◆ **Data section**
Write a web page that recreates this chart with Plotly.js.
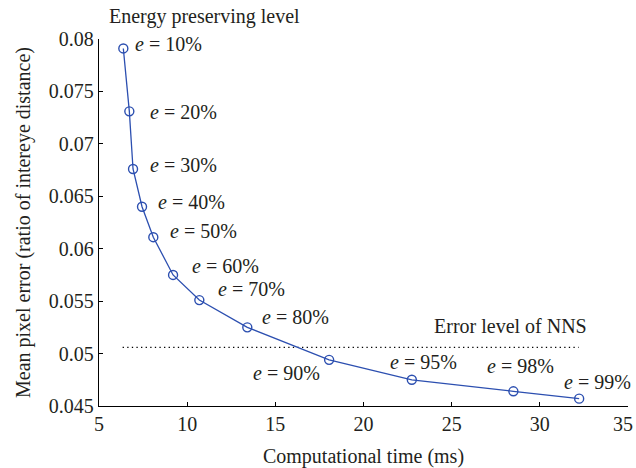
<!DOCTYPE html>
<html>
<head>
<meta charset="utf-8">
<script src="https://cdn.plot.ly/plotly-3.0.1.min.js"></script>
<style>html,body{margin:0;padding:0;background:#fff;}#chart{width:636px;height:468px;}</style>
</head>
<body>
<div id="chart"></div>
<script>
// Data
const energyLevels = ["10%", "20%", "30%", "40%", "50%", "60%", "70%", "80%", "90%", "95%", "98%", "99%"];
const timeMs = [6.38, 6.72, 6.93, 7.44, 8.08, 9.20, 10.69, 13.41, 18.05, 22.74, 28.50, 32.23];
const meanError = [0.0791, 0.0731, 0.0676, 0.0640, 0.0611, 0.0575, 0.0551, 0.0525, 0.0494, 0.0475, 0.0464, 0.0457];
const nnsLevel = 0.0506;
const nnsRange = [6.34, 32.2];
const xTicks = [5, 10, 15, 20, 25, 30, 35];
const yTicks = [0.045, 0.05, 0.055, 0.06, 0.065, 0.07, 0.075, 0.08];

// Label placement (pixel offsets from each point) -- styling only
const labelOffsets = [
  {dx: 10, dy: 4, anchor: "left"},
  {dx: 19, dy: -1, anchor: "left"},
  {dx: 15, dy: 4, anchor: "left"},
  {dx: 14, dy: 5, anchor: "left"},
  {dx: 15, dy: 6, anchor: "left"},
  {dx: 17, dy: 9, anchor: "left"},
  {dx: 17, dy: 11, anchor: "left"},
  {dx: 13, dy: 10, anchor: "left"},
  {dx: -7, dy: -13, anchor: "right"},
  {dx: -24, dy: 18, anchor: "left"},
  {dx: -28, dy: 25, anchor: "left"},
  {dx: -17, dy: 17, anchor: "left"}
];

const FONT = "Liberation Serif, Times New Roman, serif";
const FS = 20;
const TXT = "#231f20";
const BLUE = "#2c4fb0";

const traces = [
  {
    x: nnsRange, y: [nnsLevel, nnsLevel], mode: "lines",
    line: {color: "#000", width: 1.3, dash: "1.3px,3.3px"}, hoverinfo: "skip", showlegend: false
  },
  {
    x: timeMs, y: meanError, mode: "lines+markers",
    line: {color: BLUE, width: 1.3},
    marker: {symbol: "circle-open", size: 9, color: BLUE, line: {width: 1.4, color: BLUE}},
    showlegend: false
  }
];

const annotations = energyLevels.map((lv, i) => ({
  x: timeMs[i], y: meanError[i], xref: "x", yref: "y",
  text: "<i>e</i> = " + lv, showarrow: false,
  xanchor: labelOffsets[i].anchor, yanchor: "middle",
  xshift: labelOffsets[i].dx, yshift: labelOffsets[i].dy,
  font: {family: FONT, size: FS, color: TXT}
}));
annotations.push({
  xref: "paper", yref: "paper", x: 0.015, y: 1, xanchor: "left", yanchor: "bottom", yshift: 9,
  text: "Energy preserving level", showarrow: false, font: {family: FONT, size: FS, color: TXT}
});
annotations.push({
  xref: "paper", yref: "paper", x: 0.63, y: 0.218, xanchor: "left", yanchor: "middle",
  text: "Error level of NNS", showarrow: false, font: {family: FONT, size: FS, color: TXT}
});

// last x tick label drawn as an annotation kept inside the page edge
const lastX = xTicks[xTicks.length - 1];
annotations.push({
  xref: "x", yref: "paper", x: lastX, y: 0, xanchor: "right", yanchor: "top",
  xshift: 7, yshift: -5,
  text: String(lastX), showarrow: false, font: {family: FONT, size: FS, color: TXT}
});
const xTickText = xTicks.map((v, i) => i === xTicks.length - 1 ? "" : String(v));

const layout = {
  width: 636, height: 468,
  margin: {l: 99, r: 8, t: 39, b: 62},
  paper_bgcolor: "#fff", plot_bgcolor: "#fff",
  font: {family: FONT, size: FS, color: TXT},
  xaxis: {
    range: [5, 35], tickvals: xTicks, ticktext: xTickText,
    showline: true, linecolor: "#000", linewidth: 1.3, mirror: false,
    ticks: "inside", ticklen: 4, tickcolor: "#000", tickwidth: 1.2,
    ticklabeloverflow: "allow",
    showgrid: false, zeroline: false,
    title: {text: "Computational time (ms)", font: {family: FONT, size: FS}, standoff: 14}
  },
  yaxis: {
    range: [0.045, 0.08], tickvals: yTicks, ticktext: yTicks.map(v => String(v)),
    showline: true, linecolor: "#000", linewidth: 1.3, mirror: false,
    ticks: "inside", ticklen: 4, tickcolor: "#000", tickwidth: 1.2,
    ticklabeloverflow: "allow",
    showgrid: false, zeroline: false,
    title: {text: "Mean pixel error (ratio of intereye distance)", font: {family: FONT, size: FS}, standoff: 12}
  },
  annotations: annotations,
  showlegend: false
};

Plotly.newPlot("chart", traces, layout, {displayModeBar: false, staticPlot: true});
</script>
</body>
</html>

◆ **Task objective**
Reproduce each line word for word and drop the pictures.

◆ **Solution below**
Write a web page that recreates this chart with Plotly.js.
<!DOCTYPE html>
<html>
<head>
<meta charset="utf-8">
<script src="https://cdn.plot.ly/plotly-3.0.1.min.js"></script>
<style>html,body{margin:0;padding:0;background:#fff;}#chart{width:636px;height:468px;}</style>
</head>
<body>
<div id="chart"></div>
<script>
// Data
const energyLevels = ["10%", "20%", "30%", "40%", "50%", "60%", "70%", "80%", "90%", "95%", "98%", "99%"];
const timeMs = [6.38, 6.72, 6.93, 7.44, 8.08, 9.20, 10.69, 13.41, 18.05, 22.74, 28.50, 32.23];
const meanError = [0.0791, 0.0731, 0.0676, 0.0640, 0.0611, 0.0575, 0.0551, 0.0525, 0.0494, 0.0475, 0.0464, 0.0457];
const nnsLevel = 0.0506;
const nnsRange = [6.34, 32.2];
const xTicks = [5, 10, 15, 20, 25, 30, 35];
const yTicks = [0.045, 0.05, 0.055, 0.06, 0.065, 0.07, 0.075, 0.08];

// Label placement (pixel offsets from each point) -- styling only
const labelOffsets = [
  {dx: 10, dy: 4, anchor: "left"},
  {dx: 19, dy: -1, anchor: "left"},
  {dx: 15, dy: 4, anchor: "left"},
  {dx: 14, dy: 5, anchor: "left"},
  {dx: 15, dy: 6, anchor: "left"},
  {dx: 17, dy: 9, anchor: "left"},
  {dx: 17, dy: 11, anchor: "left"},
  {dx: 13, dy: 10, anchor: "left"},
  {dx: -7, dy: -13, anchor: "right"},
  {dx: -24, dy: 18, anchor: "left"},
  {dx: -28, dy: 25, anchor: "left"},
  {dx: -17, dy: 17, anchor: "left"}
];

const FONT = "Liberation Serif, Times New Roman, serif";
const FS = 20;
const TXT = "#231f20";
const BLUE = "#2c4fb0";

const traces = [
  {
    x: nnsRange, y: [nnsLevel, nnsLevel], mode: "lines",
    line: {color: "#000", width: 1.3, dash: "1.3px,3.3px"}, hoverinfo: "skip", showlegend: false
  },
  {
    x: timeMs, y: meanError, mode: "lines+markers",
    line: {color: BLUE, width: 1.3},
    marker: {symbol: "circle-open", size: 9, color: BLUE, line: {width: 1.4, color: BLUE}},
    showlegend: false
  }
];

const annotations = energyLevels.map((lv, i) => ({
  x: timeMs[i], y: meanError[i], xref: "x", yref: "y",
  text: "<i>e</i> = " + lv, showarrow: false,
  xanchor: labelOffsets[i].anchor, yanchor: "middle",
  xshift: labelOffsets[i].dx, yshift: labelOffsets[i].dy,
  font: {family: FONT, size: FS, color: TXT}
}));
annotations.push({
  xref: "paper", yref: "paper", x: 0.015, y: 1, xanchor: "left", yanchor: "bottom", yshift: 9,
  text: "Energy preserving level", showarrow: false, font: {family: FONT, size: FS, color: TXT}
});
annotations.push({
  xref: "paper", yref: "paper", x: 0.63, y: 0.218, xanchor: "left", yanchor: "middle",
  text: "Error level of NNS", showarrow: false, font: {family: FONT, size: FS, color: TXT}
});

// last x tick label drawn as an annotation kept inside the page edge
const lastX = xTicks[xTicks.length - 1];
annotations.push({
  xref: "x", yref: "paper", x: lastX, y: 0, xanchor: "right", yanchor: "top",
  xshift: 7, yshift: -5,
  text: String(lastX), showarrow: false, font: {family: FONT, size: FS, color: TXT}
});
const xTickText = xTicks.map((v, i) => i === xTicks.length - 1 ? "" : String(v));

const layout = {
  width: 636, height: 468,
  margin: {l: 99, r: 8, t: 39, b: 62},
  paper_bgcolor: "#fff", plot_bgcolor: "#fff",
  font: {family: FONT, size: FS, color: TXT},
  xaxis: {
    range: [5, 35], tickvals: xTicks, ticktext: xTickText,
    showline: true, linecolor: "#000", linewidth: 1.3, mirror: false,
    ticks: "inside", ticklen: 4, tickcolor: "#000", tickwidth: 1.2,
    ticklabeloverflow: "allow",
    showgrid: false, zeroline: false,
    title: {text: "Computational time (ms)", font: {family: FONT, size: FS}, standoff: 14}
  },
  yaxis: {
    range: [0.045, 0.08], tickvals: yTicks, ticktext: yTicks.map(v => String(v)),
    showline: true, linecolor: "#000", linewidth: 1.3, mirror: false,
    ticks: "inside", ticklen: 4, tickcolor: "#000", tickwidth: 1.2,
    ticklabeloverflow: "allow",
    showgrid: false, zeroline: false,
    title: {text: "Mean pixel error (ratio of intereye distance)", font: {family: FONT, size: FS}, standoff: 12}
  },
  annotations: annotations,
  showlegend: false
};

Plotly.newPlot("chart", traces, layout, {displayModeBar: false, staticPlot: true});
</script>
</body>
</html>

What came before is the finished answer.